§ **What you should do**
Where the string "this" occurs in the material below, report the whole line.

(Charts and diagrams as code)
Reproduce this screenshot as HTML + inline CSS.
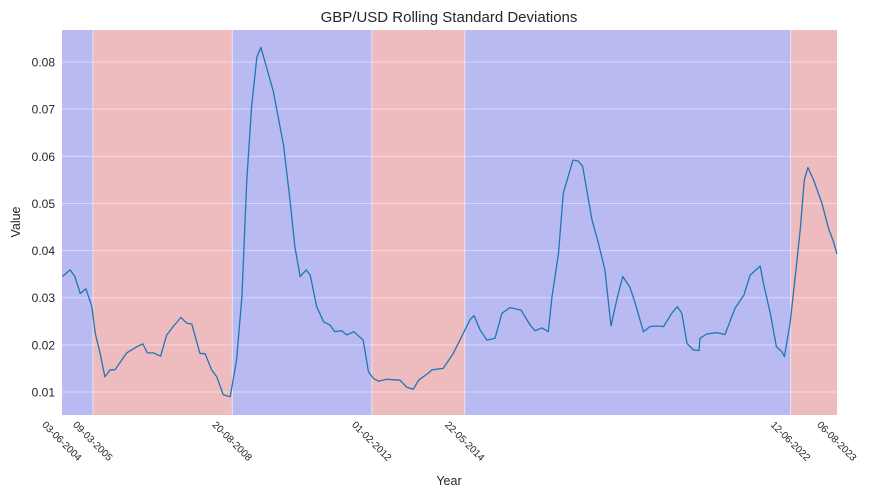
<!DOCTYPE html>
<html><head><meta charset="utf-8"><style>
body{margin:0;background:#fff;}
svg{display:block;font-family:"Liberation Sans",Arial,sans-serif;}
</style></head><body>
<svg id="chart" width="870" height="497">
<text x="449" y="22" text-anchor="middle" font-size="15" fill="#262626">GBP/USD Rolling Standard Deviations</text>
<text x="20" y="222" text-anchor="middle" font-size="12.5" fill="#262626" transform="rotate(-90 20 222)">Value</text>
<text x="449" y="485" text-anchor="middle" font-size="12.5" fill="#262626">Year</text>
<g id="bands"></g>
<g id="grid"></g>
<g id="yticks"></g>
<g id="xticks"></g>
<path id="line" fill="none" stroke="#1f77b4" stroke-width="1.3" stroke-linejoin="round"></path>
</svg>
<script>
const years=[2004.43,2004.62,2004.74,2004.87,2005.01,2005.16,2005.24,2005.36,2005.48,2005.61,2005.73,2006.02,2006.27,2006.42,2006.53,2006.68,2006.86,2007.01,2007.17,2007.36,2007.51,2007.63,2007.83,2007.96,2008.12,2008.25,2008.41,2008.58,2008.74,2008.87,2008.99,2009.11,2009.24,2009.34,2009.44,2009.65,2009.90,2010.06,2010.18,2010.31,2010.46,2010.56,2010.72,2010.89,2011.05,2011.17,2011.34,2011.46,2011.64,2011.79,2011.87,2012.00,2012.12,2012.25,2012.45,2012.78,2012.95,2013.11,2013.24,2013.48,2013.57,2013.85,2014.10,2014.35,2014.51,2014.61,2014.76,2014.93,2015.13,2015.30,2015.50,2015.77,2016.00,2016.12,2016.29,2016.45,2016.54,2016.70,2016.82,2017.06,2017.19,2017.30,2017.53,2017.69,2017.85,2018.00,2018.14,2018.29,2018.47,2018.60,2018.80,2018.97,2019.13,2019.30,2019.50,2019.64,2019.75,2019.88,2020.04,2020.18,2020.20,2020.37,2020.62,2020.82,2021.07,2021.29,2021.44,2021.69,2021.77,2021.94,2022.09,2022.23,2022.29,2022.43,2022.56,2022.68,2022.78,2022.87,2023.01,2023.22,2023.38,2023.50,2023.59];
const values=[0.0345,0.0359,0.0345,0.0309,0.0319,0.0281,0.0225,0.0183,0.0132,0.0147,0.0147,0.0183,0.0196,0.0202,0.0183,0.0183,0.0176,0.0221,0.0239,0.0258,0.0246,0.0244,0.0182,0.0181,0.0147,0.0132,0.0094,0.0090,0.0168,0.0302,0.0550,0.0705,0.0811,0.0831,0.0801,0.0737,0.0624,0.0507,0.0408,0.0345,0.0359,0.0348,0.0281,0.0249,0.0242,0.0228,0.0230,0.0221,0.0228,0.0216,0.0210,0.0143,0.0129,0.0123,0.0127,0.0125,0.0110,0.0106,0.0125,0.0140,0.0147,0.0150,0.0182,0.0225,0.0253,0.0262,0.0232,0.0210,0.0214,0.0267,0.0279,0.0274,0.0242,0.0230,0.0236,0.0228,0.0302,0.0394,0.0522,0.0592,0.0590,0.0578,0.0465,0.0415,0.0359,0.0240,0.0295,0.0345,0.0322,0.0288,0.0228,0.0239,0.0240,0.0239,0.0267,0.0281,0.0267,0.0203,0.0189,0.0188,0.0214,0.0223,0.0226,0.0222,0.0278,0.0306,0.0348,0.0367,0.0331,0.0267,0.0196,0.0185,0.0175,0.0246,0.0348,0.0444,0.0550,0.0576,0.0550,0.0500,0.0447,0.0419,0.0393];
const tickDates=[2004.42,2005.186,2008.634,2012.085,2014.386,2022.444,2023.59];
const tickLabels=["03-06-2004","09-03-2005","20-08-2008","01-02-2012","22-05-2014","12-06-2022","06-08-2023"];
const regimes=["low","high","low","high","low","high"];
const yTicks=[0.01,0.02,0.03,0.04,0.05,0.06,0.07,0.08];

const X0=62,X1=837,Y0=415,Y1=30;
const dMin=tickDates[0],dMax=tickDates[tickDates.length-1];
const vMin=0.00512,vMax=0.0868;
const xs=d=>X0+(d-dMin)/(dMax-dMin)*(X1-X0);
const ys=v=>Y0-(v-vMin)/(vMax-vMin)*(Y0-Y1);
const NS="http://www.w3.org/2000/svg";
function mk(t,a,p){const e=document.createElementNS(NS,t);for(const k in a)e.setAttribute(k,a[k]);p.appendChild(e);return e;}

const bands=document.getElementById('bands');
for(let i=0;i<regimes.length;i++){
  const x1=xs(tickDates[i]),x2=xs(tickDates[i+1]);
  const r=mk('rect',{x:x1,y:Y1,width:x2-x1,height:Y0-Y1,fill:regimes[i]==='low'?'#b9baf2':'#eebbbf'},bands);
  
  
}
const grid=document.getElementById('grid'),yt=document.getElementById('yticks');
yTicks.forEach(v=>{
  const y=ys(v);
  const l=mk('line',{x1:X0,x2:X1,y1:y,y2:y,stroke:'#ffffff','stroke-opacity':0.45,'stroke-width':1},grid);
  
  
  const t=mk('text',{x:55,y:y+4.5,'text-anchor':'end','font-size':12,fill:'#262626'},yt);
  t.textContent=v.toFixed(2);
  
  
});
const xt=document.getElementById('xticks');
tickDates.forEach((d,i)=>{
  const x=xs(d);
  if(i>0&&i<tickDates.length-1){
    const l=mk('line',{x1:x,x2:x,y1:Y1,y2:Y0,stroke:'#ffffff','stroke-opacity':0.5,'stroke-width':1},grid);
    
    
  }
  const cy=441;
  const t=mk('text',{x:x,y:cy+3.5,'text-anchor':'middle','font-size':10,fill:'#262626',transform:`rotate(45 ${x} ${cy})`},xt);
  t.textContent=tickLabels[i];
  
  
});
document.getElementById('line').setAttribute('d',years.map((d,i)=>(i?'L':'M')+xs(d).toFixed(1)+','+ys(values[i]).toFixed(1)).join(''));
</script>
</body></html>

--

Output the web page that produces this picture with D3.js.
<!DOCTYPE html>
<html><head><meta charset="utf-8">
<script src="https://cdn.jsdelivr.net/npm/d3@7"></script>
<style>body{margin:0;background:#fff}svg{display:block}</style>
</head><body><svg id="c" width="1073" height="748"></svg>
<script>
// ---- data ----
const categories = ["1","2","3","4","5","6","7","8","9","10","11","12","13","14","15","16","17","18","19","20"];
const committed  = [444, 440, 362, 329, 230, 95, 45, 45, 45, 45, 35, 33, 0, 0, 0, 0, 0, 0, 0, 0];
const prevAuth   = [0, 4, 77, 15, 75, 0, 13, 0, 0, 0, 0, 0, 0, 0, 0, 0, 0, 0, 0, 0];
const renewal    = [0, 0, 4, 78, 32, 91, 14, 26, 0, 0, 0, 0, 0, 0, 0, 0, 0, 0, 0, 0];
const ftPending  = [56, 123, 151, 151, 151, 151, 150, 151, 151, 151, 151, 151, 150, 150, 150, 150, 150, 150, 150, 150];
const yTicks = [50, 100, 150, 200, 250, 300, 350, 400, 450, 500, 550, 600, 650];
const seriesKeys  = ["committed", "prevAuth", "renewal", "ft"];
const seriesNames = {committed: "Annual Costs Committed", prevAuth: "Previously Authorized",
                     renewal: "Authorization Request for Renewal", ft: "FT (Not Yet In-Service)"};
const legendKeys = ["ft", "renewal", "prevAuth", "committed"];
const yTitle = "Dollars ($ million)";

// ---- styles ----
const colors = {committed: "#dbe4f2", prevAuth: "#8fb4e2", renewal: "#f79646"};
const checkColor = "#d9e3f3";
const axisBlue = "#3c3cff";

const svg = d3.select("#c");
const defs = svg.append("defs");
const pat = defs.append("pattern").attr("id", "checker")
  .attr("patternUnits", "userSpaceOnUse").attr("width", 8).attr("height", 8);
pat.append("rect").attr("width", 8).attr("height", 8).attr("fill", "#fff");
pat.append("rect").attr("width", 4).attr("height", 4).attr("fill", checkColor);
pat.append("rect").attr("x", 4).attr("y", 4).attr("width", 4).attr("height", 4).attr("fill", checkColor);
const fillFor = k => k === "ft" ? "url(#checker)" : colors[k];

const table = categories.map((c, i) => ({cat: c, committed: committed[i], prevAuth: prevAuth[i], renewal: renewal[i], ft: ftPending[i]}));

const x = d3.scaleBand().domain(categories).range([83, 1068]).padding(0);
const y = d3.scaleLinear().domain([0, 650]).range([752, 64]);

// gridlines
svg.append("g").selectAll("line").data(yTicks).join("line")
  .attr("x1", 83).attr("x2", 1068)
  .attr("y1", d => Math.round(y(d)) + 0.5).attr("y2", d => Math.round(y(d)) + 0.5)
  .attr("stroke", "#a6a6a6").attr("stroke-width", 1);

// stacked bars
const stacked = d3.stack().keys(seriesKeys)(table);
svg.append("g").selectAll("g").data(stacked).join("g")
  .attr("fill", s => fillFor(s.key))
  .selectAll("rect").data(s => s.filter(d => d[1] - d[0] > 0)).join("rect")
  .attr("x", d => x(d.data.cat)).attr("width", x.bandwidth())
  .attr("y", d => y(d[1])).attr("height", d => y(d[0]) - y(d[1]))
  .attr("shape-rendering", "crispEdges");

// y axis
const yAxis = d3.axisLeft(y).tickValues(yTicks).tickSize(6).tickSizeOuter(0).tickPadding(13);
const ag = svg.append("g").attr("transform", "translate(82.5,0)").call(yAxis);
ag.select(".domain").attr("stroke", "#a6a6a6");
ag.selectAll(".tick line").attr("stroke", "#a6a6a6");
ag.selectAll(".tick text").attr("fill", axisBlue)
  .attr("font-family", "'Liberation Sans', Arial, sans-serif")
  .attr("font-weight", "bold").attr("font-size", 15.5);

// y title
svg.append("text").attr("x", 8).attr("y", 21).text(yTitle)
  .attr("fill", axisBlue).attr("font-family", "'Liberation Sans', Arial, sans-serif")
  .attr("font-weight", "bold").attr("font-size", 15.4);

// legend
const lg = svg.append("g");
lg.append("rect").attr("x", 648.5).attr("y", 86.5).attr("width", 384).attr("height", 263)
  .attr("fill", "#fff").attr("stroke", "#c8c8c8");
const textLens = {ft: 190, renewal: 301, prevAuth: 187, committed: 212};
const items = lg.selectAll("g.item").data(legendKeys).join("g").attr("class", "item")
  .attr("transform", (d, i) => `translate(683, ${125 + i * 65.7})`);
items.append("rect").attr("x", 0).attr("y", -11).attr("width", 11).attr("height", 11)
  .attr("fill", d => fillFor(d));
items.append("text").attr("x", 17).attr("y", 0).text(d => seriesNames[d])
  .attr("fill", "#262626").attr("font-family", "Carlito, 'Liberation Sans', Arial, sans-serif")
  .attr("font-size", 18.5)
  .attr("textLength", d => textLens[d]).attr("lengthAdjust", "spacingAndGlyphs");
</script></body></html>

---

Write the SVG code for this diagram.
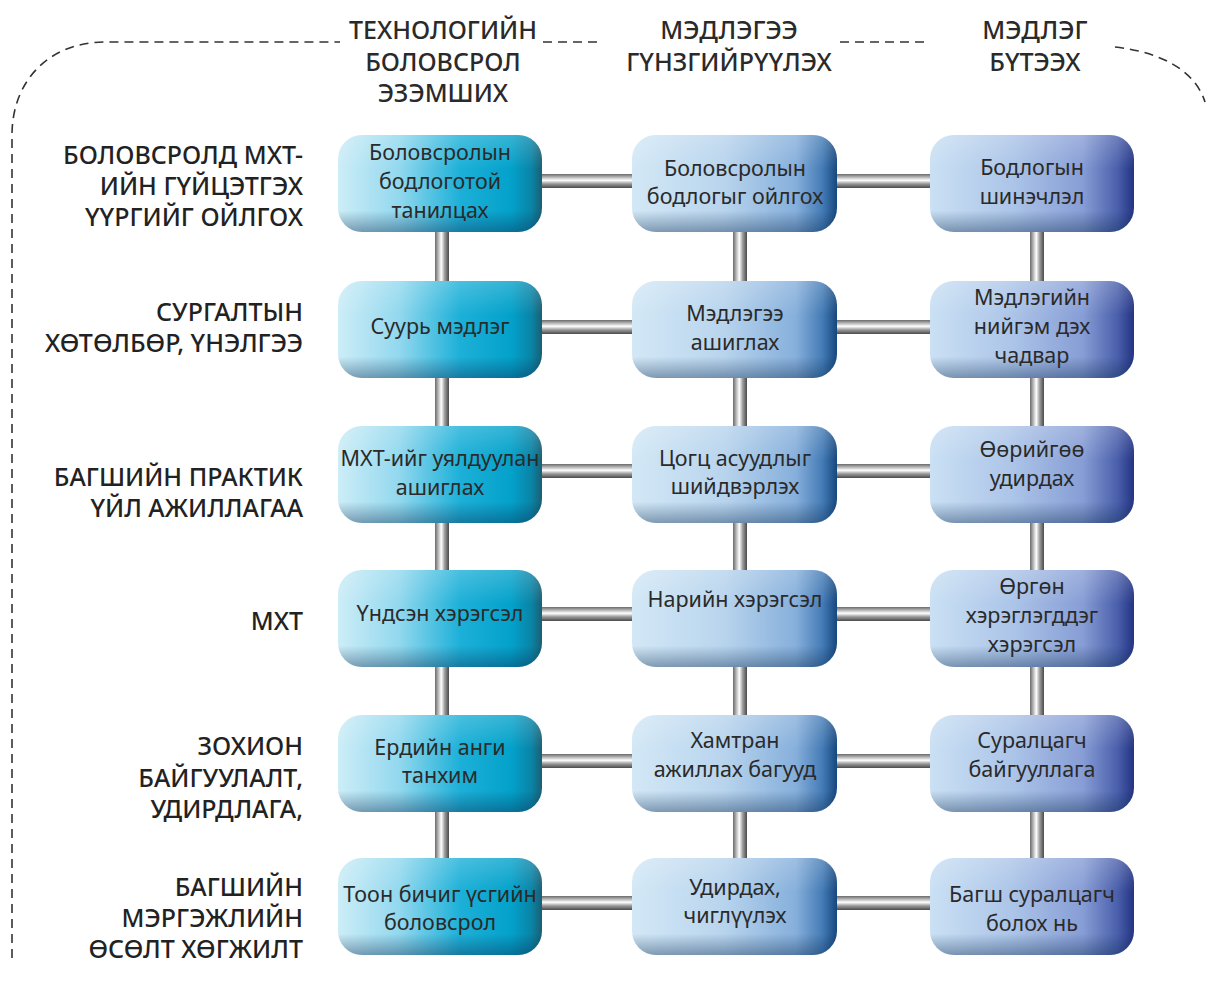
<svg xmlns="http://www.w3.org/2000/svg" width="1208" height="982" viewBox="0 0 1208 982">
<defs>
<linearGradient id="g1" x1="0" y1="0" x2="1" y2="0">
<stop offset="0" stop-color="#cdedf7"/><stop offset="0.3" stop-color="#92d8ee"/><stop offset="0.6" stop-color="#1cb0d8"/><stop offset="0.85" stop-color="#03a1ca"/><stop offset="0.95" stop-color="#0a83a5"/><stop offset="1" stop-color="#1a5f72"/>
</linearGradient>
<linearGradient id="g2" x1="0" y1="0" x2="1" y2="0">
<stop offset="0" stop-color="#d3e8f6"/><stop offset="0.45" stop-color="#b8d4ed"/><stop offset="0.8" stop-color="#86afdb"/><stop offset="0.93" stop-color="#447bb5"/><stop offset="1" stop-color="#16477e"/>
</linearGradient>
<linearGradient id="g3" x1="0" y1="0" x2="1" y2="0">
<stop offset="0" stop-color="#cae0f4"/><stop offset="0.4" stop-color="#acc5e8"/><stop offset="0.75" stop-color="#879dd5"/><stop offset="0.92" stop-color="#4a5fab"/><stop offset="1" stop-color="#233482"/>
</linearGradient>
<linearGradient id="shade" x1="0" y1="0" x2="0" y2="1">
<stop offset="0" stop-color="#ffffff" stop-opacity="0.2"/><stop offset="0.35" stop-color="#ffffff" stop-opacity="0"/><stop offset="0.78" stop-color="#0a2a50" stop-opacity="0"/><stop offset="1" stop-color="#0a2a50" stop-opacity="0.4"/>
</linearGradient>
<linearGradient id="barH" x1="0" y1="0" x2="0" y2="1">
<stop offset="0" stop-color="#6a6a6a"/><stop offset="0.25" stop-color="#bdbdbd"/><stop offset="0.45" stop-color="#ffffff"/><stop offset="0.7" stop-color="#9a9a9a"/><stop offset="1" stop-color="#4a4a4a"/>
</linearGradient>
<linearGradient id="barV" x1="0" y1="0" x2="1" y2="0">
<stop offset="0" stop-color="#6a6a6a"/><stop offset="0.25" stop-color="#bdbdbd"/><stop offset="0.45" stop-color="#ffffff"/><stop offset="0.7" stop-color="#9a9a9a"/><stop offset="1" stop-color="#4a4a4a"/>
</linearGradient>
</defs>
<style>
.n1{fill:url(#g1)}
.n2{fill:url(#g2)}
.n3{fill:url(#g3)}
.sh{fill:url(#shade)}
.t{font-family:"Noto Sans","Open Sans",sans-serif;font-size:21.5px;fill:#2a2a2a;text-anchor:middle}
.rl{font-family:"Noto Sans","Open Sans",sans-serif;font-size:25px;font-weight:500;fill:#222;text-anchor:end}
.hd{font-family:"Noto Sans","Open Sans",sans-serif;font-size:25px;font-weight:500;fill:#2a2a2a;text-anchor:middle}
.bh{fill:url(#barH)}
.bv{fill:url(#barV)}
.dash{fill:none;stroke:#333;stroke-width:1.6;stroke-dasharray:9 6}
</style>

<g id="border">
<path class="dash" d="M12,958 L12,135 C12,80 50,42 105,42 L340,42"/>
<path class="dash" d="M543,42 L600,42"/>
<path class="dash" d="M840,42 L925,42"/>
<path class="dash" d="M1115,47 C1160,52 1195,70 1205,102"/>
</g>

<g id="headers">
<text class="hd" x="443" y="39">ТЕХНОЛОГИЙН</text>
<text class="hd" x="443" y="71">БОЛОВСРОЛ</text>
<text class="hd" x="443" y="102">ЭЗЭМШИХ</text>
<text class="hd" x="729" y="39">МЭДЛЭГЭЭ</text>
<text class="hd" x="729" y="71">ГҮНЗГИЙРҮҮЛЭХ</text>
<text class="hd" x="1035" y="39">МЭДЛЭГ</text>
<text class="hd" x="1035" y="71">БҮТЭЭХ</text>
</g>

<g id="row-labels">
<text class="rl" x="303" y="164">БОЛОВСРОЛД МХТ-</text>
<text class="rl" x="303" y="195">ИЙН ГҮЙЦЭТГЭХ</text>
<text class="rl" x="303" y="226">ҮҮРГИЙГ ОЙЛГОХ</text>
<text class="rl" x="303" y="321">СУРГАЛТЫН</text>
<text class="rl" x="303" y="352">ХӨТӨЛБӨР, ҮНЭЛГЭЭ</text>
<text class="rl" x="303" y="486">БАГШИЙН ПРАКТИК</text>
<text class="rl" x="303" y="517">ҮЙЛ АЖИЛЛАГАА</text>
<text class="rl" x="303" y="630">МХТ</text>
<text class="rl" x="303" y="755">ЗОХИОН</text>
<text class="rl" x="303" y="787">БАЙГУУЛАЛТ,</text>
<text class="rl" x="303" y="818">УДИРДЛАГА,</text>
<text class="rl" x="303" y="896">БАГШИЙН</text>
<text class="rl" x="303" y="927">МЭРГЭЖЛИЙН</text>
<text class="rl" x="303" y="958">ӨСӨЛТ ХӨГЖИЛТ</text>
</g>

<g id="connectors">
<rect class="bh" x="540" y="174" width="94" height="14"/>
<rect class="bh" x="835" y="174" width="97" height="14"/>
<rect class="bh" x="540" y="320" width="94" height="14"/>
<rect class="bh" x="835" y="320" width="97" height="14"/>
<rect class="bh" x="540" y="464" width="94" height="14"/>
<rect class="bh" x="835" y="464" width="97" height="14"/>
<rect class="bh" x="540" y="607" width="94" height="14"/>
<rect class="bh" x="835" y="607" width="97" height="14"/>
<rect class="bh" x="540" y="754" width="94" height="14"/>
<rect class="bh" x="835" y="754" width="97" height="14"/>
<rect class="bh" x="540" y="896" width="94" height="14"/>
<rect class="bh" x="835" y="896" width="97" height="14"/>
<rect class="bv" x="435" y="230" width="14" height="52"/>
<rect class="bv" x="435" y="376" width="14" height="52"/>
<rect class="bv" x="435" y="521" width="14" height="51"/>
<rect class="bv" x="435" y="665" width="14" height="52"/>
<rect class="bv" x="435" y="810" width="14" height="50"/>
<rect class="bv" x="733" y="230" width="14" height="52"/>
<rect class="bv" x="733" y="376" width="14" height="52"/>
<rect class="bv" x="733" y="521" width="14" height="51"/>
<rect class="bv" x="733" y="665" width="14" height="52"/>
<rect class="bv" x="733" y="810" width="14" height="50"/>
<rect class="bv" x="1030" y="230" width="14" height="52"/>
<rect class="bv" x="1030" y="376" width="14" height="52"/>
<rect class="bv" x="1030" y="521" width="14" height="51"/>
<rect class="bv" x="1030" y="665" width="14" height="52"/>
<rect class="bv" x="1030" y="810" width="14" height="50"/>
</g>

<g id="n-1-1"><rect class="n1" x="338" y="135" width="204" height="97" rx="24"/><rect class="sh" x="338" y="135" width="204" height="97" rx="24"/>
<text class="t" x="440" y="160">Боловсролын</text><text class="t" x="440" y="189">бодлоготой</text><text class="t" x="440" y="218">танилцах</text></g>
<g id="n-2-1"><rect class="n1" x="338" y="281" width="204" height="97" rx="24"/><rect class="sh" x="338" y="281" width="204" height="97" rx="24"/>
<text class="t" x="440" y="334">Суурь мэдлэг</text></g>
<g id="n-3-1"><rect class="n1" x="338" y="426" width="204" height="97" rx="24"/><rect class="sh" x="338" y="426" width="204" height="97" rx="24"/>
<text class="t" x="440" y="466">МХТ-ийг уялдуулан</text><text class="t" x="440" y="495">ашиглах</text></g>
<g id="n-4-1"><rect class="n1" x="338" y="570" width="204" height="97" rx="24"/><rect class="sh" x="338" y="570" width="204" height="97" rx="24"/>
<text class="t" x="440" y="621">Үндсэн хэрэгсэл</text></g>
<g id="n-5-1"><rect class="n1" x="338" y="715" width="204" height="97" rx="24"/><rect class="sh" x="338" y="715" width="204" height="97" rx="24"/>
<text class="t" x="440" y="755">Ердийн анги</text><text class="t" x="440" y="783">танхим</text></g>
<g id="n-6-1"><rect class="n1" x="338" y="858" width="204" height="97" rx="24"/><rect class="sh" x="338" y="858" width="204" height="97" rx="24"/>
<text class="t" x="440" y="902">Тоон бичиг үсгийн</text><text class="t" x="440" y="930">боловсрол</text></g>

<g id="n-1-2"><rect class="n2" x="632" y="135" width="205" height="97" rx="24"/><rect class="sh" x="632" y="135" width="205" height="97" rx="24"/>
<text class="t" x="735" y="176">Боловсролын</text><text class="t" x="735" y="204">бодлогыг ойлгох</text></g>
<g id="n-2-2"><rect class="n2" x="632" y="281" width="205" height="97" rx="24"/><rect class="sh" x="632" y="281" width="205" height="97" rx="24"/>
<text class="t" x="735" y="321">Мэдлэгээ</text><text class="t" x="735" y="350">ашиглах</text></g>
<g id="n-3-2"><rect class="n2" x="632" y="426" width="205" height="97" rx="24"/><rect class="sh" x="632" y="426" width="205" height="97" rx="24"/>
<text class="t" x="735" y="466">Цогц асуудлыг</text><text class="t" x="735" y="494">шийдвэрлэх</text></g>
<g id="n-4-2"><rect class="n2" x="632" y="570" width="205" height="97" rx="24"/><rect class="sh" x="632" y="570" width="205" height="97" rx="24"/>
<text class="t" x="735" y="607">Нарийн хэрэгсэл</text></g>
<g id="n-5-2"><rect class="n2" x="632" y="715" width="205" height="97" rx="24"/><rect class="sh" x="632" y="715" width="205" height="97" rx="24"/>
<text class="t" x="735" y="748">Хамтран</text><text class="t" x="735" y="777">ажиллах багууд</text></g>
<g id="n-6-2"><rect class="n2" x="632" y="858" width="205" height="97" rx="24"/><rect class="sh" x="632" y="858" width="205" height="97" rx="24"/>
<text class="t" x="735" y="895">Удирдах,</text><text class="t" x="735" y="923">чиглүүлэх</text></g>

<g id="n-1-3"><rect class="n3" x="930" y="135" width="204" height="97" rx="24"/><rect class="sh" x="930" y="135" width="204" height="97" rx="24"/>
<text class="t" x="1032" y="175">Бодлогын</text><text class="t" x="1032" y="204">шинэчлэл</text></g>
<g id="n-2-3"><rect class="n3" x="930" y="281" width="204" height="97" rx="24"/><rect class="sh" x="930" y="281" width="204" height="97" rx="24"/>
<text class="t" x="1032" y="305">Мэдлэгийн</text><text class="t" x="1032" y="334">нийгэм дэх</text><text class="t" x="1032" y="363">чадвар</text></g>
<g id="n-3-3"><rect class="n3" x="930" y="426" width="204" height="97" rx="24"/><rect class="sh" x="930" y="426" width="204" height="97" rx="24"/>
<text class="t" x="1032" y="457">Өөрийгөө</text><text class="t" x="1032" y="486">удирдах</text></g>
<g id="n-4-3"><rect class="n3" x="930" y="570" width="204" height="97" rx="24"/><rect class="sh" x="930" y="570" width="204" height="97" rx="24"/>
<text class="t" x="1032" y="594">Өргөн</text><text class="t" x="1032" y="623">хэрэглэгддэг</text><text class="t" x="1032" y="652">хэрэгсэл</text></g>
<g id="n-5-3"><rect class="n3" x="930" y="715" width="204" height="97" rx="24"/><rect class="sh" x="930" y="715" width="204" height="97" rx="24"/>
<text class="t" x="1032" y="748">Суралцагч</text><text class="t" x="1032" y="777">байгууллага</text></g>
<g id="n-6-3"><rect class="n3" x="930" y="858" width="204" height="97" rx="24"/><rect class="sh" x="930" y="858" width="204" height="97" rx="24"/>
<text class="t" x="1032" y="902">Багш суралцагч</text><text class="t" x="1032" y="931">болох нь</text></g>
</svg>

§ **In response**
Reproduce this screenshot as HTML + inline CSS.
Output the web page that produces this picture with D3.js.
Write the SVG code for this diagram.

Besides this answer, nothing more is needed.